Romero resigned this year after questioning before a Senate committee.
"I think where we, where I get upset, is knowing that our government could have stepped in," Pattye Ward said.
Stanford, his family, and associates gave big to political campaign funds. Texas Republican Sen. John Cornyn got $19,700 over eight years. Rep. Pete Sessions (R-Texas) received $41,375.
Democrats also benefited from Stanford's largesse. Stanford Financial was one of three sponsors of the Black Tie and Boots celebration at the inauguration of Barack Obama.
Both Democrats and Republicans raked in money from Stanford. Some have given it back.
Cornyn and Sessions turned over a portion of their donations to charity and kept the rest.
Angela Shaw has been to Washington 50 times in the last two years pleading for victims' relief. "I never could have imagined that I would expend this kind of effort in life, trying to force the U.S. government to follow its own laws," she said.
Among her concerns is the behavior of the Securities Investors Protection Corporation, SIPC. Most of Stanford's brokers in the United States were insured by SIPC, which is supposed to insure investors for losses of up to $500,000.
SIPC ruled that it would cover the victims of Bernard Madoff's Ponzi scheme, but not those of Allen Stanford.
At least not so far.
An SEC panel ruled SIPC should cover Stanford's investors, but SIPC has not yet announced whether it would execute the SEC's decision.
"We are constantly banging our heads against the wall, trying to see what other avenues we can pursue to try to recover these monies for investors," said attorney Ed Snyder of San Antonio, who is on an investors committee in the Dallas proceeding.
Although Stanford is charged with stealing more than $7 billion, Snyder says the sums remaining and traceable are much lower than that — in the hundreds of millions.
Attorneys recently told a Dallas judge that the biggest pot of remaining money is in frozen accounts in Switzerland and the UK, probably amounting to about $300 million.
Stanford's five-jet air force, his yacht, and most of his real estate have already been sold, with some of the proceeds going to fund the shutdown and evaluation of his empire.
"He created this facade of companies, luxurious offices, a fleet of private jet planes, yachts around the world. He put on this beautiful, wonderful facade to trick all of these investors into believing that this was a legitimate deal," Snyder said. "In fact, the sole purpose of it was to basically steal all the money."
At age 86, Stanford investor Sam Kogutt has fought a lot of battles in his life. He served with the U.S. Army in both Belgium and Japan during World War II, and later struggled to build a business in Dallas.
Kogutt later sold his business to finance his retirement nest egg. Like many Stanford investors, he now strains to put what Stanford did to him and his family out of his mind.
"I think about it quite often, because I worked for forty-two-and-a-half years, to build up from zero. To build up a big company, and Stanford got most of it," Kogutt said.

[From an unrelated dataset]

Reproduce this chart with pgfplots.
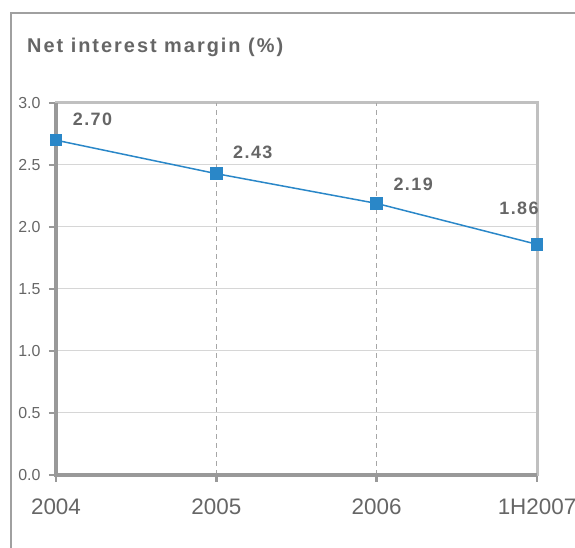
\documentclass[border=0pt]{standalone}
\usepackage{fontspec}
\setmainfont{Liberation Sans}
\newfontfamily\widesans[LetterSpace=8]{Liberation Sans}
\newfontfamily\titlesans[LetterSpace=10]{Liberation Sans}
\usepackage{pgfplots}
\usepackage{pgfplotstable}
\pgfplotsset{compat=1.18}

\definecolor{framec}{HTML}{A0A0A0}
\definecolor{axdark}{HTML}{999999}
\definecolor{axlight}{HTML}{C0C0C0}
\definecolor{gridc}{HTML}{D6D6D6}
\definecolor{dashc}{HTML}{A6A6A6}
\definecolor{txt}{HTML}{666666}
\definecolor{series}{HTML}{2A87C8}

% net interest margin by period; dx/dy place each value label
\pgfplotstableread{
x y    dx    dy
0 2.70 36.5  20.5
1 2.43 36.5  21.5
2 2.19 36.5  19
3 1.86 -18   36
}\nimdata

\begin{document}
\begin{tikzpicture}[x=1bp,y=1bp]
\useasboundingbox (0,0) rectangle (575,548);
\draw[framec, line width=2bp] (11,0) -- (11,535) -- (576,535);
\node[anchor=base west, text=txt, inner sep=0,
      font=\titlesans\bfseries\fontsize{20}{23}\selectfont] at (27,495)
      {Net interest margin (\%)};
\begin{axis}[
  at={(56bp,73bp)}, anchor=south west,
  scale only axis, width=481bp, height=372bp,
  xmin=0, xmax=3, ymin=0, ymax=3,
  clip=false,
  xtick={0,1,2,3}, xticklabels={2004,2005,2006,1H2007},
  ytick={0,0.5,1,1.5,2,2.5,3},
  /pgf/number format/assume math mode=true,
  yticklabel={\pgfmathprintnumber[fixed,fixed zerofill,precision=1]{\tick}},
  tick pos=left, tick align=outside,
  major tick length=7bp,
  every tick/.style={axdark, line width=2.5bp},
  axis line style={axlight, line width=3bp},
  ymajorgrids,
  major grid style={gridc, line width=1bp},
  yticklabel style={text=txt, font=\fontsize{16}{18}\selectfont, xshift=-5bp},
  xticklabel style={text=txt, font=\fontsize{22.5}{25}\selectfont, yshift=-13bp},
]
\draw[dashc, line width=1bp, dash pattern=on 5bp off 4bp]
  (axis cs:1,0) -- (axis cs:1,3)
  (axis cs:2,0) -- (axis cs:2,3);
\draw[axdark, line width=3.5bp]
  (rel axis cs:0,1) -- (rel axis cs:0,0) -- (rel axis cs:1,0);
\addplot[series, line width=1.5bp, mark=square*, mark size=5.5bp,
  mark options={fill=series, draw=series},
  visualization depends on={\thisrow{dx}\as\labdx},
  visualization depends on={\thisrow{dy}\as\labdy},
  point meta=y,
  nodes near coords={\pgfmathprintnumber[fixed,fixed zerofill,precision=2]{\pgfplotspointmeta}},
  every node near coord/.append style={anchor=center, inner sep=0,
    xshift=\labdx bp, yshift=\labdy bp, text=txt,
    font=\widesans\bfseries\fontsize{18}{20}\selectfont},
] table[x=x, y=y] {\nimdata};
\end{axis}
\end{tikzpicture}
\end{document}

At this point, all proceedings against Stanford appear to be in neutral. The beating he got in jail just might be his salvation.
"Allen Stanford says he has amnesia," attorney Ed Snyder said. "He can't remember anything about his past and what he did for 20 years there in Antigua."
Stanford is being treated for addiction to pain and anxiety medication at a federal prison in North Carolina. His criminal trial has been postponed.
Other proceedings are stymied until the criminal proceedings take place.
The case is also extremely complex. A group of Antiguan litigators argue that they — not U.S. authorities — should be overseeing the dispersal of his assets.
All the while, the dollars that remain are dripping through the legal hourglass, and some lawyers say the victims will be lucky to retrieve one-tenth of what they lost.